Give all of the lines again exactly as they read.

§ STORED RECORDS
* begin *

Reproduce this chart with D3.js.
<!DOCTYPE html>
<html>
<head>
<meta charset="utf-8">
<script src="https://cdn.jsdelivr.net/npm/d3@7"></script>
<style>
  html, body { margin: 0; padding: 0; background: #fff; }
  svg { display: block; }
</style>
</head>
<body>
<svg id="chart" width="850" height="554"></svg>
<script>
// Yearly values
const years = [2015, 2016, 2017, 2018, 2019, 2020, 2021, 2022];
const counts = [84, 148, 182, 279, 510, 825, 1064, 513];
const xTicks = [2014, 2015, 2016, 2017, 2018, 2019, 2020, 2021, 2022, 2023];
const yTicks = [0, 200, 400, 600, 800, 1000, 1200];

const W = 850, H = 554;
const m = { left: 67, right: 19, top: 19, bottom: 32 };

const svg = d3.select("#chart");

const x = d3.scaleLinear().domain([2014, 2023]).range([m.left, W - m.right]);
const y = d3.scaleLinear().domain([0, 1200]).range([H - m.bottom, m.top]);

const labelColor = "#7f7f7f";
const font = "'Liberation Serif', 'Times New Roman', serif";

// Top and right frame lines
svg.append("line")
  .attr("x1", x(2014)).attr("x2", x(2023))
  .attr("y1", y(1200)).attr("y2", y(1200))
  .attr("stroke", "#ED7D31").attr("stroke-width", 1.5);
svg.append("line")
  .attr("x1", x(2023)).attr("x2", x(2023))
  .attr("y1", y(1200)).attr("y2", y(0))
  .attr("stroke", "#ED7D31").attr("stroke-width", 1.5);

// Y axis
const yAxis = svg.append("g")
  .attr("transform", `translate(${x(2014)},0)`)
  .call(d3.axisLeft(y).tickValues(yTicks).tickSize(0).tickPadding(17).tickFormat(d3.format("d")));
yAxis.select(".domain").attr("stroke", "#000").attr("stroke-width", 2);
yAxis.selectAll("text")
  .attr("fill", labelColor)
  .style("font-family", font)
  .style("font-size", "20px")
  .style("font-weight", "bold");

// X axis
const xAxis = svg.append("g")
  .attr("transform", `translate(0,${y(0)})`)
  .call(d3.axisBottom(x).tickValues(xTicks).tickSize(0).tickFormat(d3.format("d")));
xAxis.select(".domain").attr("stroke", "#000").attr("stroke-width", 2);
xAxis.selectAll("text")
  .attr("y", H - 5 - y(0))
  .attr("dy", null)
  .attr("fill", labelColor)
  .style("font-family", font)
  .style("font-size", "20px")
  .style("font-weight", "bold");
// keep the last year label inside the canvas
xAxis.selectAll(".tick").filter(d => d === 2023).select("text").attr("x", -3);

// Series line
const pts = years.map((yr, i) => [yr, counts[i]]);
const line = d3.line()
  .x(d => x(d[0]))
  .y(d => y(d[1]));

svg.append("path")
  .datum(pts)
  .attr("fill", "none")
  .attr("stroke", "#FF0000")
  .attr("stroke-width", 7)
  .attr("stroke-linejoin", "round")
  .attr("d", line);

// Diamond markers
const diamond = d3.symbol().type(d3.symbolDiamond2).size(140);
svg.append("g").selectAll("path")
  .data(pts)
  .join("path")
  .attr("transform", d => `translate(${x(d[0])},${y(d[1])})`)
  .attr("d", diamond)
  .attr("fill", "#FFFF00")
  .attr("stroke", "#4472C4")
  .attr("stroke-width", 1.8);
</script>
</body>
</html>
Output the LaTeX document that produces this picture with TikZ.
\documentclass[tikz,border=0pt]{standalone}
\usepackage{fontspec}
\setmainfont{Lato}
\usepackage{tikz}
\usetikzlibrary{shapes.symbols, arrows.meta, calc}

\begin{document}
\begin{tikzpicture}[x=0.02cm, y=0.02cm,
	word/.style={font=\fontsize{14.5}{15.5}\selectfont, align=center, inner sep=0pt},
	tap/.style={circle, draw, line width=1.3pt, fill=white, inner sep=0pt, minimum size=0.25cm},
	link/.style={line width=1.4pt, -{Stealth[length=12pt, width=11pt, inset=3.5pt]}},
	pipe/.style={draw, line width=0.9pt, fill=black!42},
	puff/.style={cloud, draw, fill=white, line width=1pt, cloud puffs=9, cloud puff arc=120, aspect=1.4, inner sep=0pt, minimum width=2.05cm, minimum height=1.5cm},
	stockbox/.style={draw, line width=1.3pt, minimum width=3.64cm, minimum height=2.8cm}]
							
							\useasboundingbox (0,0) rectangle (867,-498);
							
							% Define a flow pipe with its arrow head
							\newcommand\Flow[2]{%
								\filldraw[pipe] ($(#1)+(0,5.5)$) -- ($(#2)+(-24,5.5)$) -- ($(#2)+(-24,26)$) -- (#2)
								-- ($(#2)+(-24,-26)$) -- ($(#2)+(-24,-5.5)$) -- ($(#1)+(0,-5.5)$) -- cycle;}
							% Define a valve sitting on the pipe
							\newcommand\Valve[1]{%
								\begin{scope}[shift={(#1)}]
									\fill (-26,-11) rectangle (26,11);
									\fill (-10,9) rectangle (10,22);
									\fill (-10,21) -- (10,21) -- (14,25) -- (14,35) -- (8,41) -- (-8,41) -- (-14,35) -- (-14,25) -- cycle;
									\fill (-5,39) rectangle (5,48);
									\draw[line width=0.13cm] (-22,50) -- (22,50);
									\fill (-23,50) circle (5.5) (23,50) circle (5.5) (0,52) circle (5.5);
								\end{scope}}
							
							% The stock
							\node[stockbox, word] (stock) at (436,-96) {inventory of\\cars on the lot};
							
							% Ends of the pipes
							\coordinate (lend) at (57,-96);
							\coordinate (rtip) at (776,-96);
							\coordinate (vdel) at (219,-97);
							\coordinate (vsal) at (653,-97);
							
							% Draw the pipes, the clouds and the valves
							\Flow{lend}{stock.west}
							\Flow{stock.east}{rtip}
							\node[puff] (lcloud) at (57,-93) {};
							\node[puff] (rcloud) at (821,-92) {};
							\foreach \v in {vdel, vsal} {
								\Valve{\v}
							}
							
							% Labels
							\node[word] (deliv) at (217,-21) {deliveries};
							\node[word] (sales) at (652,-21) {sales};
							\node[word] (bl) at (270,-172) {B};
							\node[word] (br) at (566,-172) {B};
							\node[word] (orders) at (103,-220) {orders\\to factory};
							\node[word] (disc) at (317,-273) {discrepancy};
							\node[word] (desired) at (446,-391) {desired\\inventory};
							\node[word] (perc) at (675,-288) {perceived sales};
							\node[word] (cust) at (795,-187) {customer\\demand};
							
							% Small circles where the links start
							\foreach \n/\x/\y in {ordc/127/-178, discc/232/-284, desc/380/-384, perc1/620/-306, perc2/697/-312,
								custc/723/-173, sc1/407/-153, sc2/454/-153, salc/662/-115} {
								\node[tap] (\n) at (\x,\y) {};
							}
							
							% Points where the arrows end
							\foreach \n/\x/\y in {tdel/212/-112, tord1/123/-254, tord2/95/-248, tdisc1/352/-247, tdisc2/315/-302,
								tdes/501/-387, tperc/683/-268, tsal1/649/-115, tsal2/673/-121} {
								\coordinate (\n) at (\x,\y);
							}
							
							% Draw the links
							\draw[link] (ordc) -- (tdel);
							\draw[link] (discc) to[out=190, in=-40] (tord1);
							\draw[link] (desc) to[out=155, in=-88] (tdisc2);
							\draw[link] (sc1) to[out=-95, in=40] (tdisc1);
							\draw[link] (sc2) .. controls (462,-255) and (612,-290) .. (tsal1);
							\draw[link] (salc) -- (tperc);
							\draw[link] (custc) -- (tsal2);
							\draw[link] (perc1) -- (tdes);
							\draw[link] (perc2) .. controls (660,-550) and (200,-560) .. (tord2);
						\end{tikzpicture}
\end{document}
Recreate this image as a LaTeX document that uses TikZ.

* end *

§ FULL OUTPUT
Reproduce this chart with D3.js.
<!DOCTYPE html>
<html>
<head>
<meta charset="utf-8">
<script src="https://cdn.jsdelivr.net/npm/d3@7"></script>
<style>
  html, body { margin: 0; padding: 0; background: #fff; }
  svg { display: block; }
</style>
</head>
<body>
<svg id="chart" width="850" height="554"></svg>
<script>
// Yearly values
const years = [2015, 2016, 2017, 2018, 2019, 2020, 2021, 2022];
const counts = [84, 148, 182, 279, 510, 825, 1064, 513];
const xTicks = [2014, 2015, 2016, 2017, 2018, 2019, 2020, 2021, 2022, 2023];
const yTicks = [0, 200, 400, 600, 800, 1000, 1200];

const W = 850, H = 554;
const m = { left: 67, right: 19, top: 19, bottom: 32 };

const svg = d3.select("#chart");

const x = d3.scaleLinear().domain([2014, 2023]).range([m.left, W - m.right]);
const y = d3.scaleLinear().domain([0, 1200]).range([H - m.bottom, m.top]);

const labelColor = "#7f7f7f";
const font = "'Liberation Serif', 'Times New Roman', serif";

// Top and right frame lines
svg.append("line")
  .attr("x1", x(2014)).attr("x2", x(2023))
  .attr("y1", y(1200)).attr("y2", y(1200))
  .attr("stroke", "#ED7D31").attr("stroke-width", 1.5);
svg.append("line")
  .attr("x1", x(2023)).attr("x2", x(2023))
  .attr("y1", y(1200)).attr("y2", y(0))
  .attr("stroke", "#ED7D31").attr("stroke-width", 1.5);

// Y axis
const yAxis = svg.append("g")
  .attr("transform", `translate(${x(2014)},0)`)
  .call(d3.axisLeft(y).tickValues(yTicks).tickSize(0).tickPadding(17).tickFormat(d3.format("d")));
yAxis.select(".domain").attr("stroke", "#000").attr("stroke-width", 2);
yAxis.selectAll("text")
  .attr("fill", labelColor)
  .style("font-family", font)
  .style("font-size", "20px")
  .style("font-weight", "bold");

// X axis
const xAxis = svg.append("g")
  .attr("transform", `translate(0,${y(0)})`)
  .call(d3.axisBottom(x).tickValues(xTicks).tickSize(0).tickFormat(d3.format("d")));
xAxis.select(".domain").attr("stroke", "#000").attr("stroke-width", 2);
xAxis.selectAll("text")
  .attr("y", H - 5 - y(0))
  .attr("dy", null)
  .attr("fill", labelColor)
  .style("font-family", font)
  .style("font-size", "20px")
  .style("font-weight", "bold");
// keep the last year label inside the canvas
xAxis.selectAll(".tick").filter(d => d === 2023).select("text").attr("x", -3);

// Series line
const pts = years.map((yr, i) => [yr, counts[i]]);
const line = d3.line()
  .x(d => x(d[0]))
  .y(d => y(d[1]));

svg.append("path")
  .datum(pts)
  .attr("fill", "none")
  .attr("stroke", "#FF0000")
  .attr("stroke-width", 7)
  .attr("stroke-linejoin", "round")
  .attr("d", line);

// Diamond markers
const diamond = d3.symbol().type(d3.symbolDiamond2).size(140);
svg.append("g").selectAll("path")
  .data(pts)
  .join("path")
  .attr("transform", d => `translate(${x(d[0])},${y(d[1])})`)
  .attr("d", diamond)
  .attr("fill", "#FFFF00")
  .attr("stroke", "#4472C4")
  .attr("stroke-width", 1.8);
</script>
</body>
</html>
Output the LaTeX document that produces this picture with TikZ.
\documentclass[tikz,border=0pt]{standalone}
\usepackage{fontspec}
\setmainfont{Lato}
\usepackage{tikz}
\usetikzlibrary{shapes.symbols, arrows.meta, calc}

\begin{document}
\begin{tikzpicture}[x=0.02cm, y=0.02cm,
	word/.style={font=\fontsize{14.5}{15.5}\selectfont, align=center, inner sep=0pt},
	tap/.style={circle, draw, line width=1.3pt, fill=white, inner sep=0pt, minimum size=0.25cm},
	link/.style={line width=1.4pt, -{Stealth[length=12pt, width=11pt, inset=3.5pt]}},
	pipe/.style={draw, line width=0.9pt, fill=black!42},
	puff/.style={cloud, draw, fill=white, line width=1pt, cloud puffs=9, cloud puff arc=120, aspect=1.4, inner sep=0pt, minimum width=2.05cm, minimum height=1.5cm},
	stockbox/.style={draw, line width=1.3pt, minimum width=3.64cm, minimum height=2.8cm}]
							
							\useasboundingbox (0,0) rectangle (867,-498);
							
							% Define a flow pipe with its arrow head
							\newcommand\Flow[2]{%
								\filldraw[pipe] ($(#1)+(0,5.5)$) -- ($(#2)+(-24,5.5)$) -- ($(#2)+(-24,26)$) -- (#2)
								-- ($(#2)+(-24,-26)$) -- ($(#2)+(-24,-5.5)$) -- ($(#1)+(0,-5.5)$) -- cycle;}
							% Define a valve sitting on the pipe
							\newcommand\Valve[1]{%
								\begin{scope}[shift={(#1)}]
									\fill (-26,-11) rectangle (26,11);
									\fill (-10,9) rectangle (10,22);
									\fill (-10,21) -- (10,21) -- (14,25) -- (14,35) -- (8,41) -- (-8,41) -- (-14,35) -- (-14,25) -- cycle;
									\fill (-5,39) rectangle (5,48);
									\draw[line width=0.13cm] (-22,50) -- (22,50);
									\fill (-23,50) circle (5.5) (23,50) circle (5.5) (0,52) circle (5.5);
								\end{scope}}
							
							% The stock
							\node[stockbox, word] (stock) at (436,-96) {inventory of\\cars on the lot};
							
							% Ends of the pipes
							\coordinate (lend) at (57,-96);
							\coordinate (rtip) at (776,-96);
							\coordinate (vdel) at (219,-97);
							\coordinate (vsal) at (653,-97);
							
							% Draw the pipes, the clouds and the valves
							\Flow{lend}{stock.west}
							\Flow{stock.east}{rtip}
							\node[puff] (lcloud) at (57,-93) {};
							\node[puff] (rcloud) at (821,-92) {};
							\foreach \v in {vdel, vsal} {
								\Valve{\v}
							}
							
							% Labels
							\node[word] (deliv) at (217,-21) {deliveries};
							\node[word] (sales) at (652,-21) {sales};
							\node[word] (bl) at (270,-172) {B};
							\node[word] (br) at (566,-172) {B};
							\node[word] (orders) at (103,-220) {orders\\to factory};
							\node[word] (disc) at (317,-273) {discrepancy};
							\node[word] (desired) at (446,-391) {desired\\inventory};
							\node[word] (perc) at (675,-288) {perceived sales};
							\node[word] (cust) at (795,-187) {customer\\demand};
							
							% Small circles where the links start
							\foreach \n/\x/\y in {ordc/127/-178, discc/232/-284, desc/380/-384, perc1/620/-306, perc2/697/-312,
								custc/723/-173, sc1/407/-153, sc2/454/-153, salc/662/-115} {
								\node[tap] (\n) at (\x,\y) {};
							}
							
							% Points where the arrows end
							\foreach \n/\x/\y in {tdel/212/-112, tord1/123/-254, tord2/95/-248, tdisc1/352/-247, tdisc2/315/-302,
								tdes/501/-387, tperc/683/-268, tsal1/649/-115, tsal2/673/-121} {
								\coordinate (\n) at (\x,\y);
							}
							
							% Draw the links
							\draw[link] (ordc) -- (tdel);
							\draw[link] (discc) to[out=190, in=-40] (tord1);
							\draw[link] (desc) to[out=155, in=-88] (tdisc2);
							\draw[link] (sc1) to[out=-95, in=40] (tdisc1);
							\draw[link] (sc2) .. controls (462,-255) and (612,-290) .. (tsal1);
							\draw[link] (salc) -- (tperc);
							\draw[link] (custc) -- (tsal2);
							\draw[link] (perc1) -- (tdes);
							\draw[link] (perc2) .. controls (660,-550) and (200,-560) .. (tord2);
						\end{tikzpicture}
\end{document}
Recreate this image as a LaTeX document that uses TikZ.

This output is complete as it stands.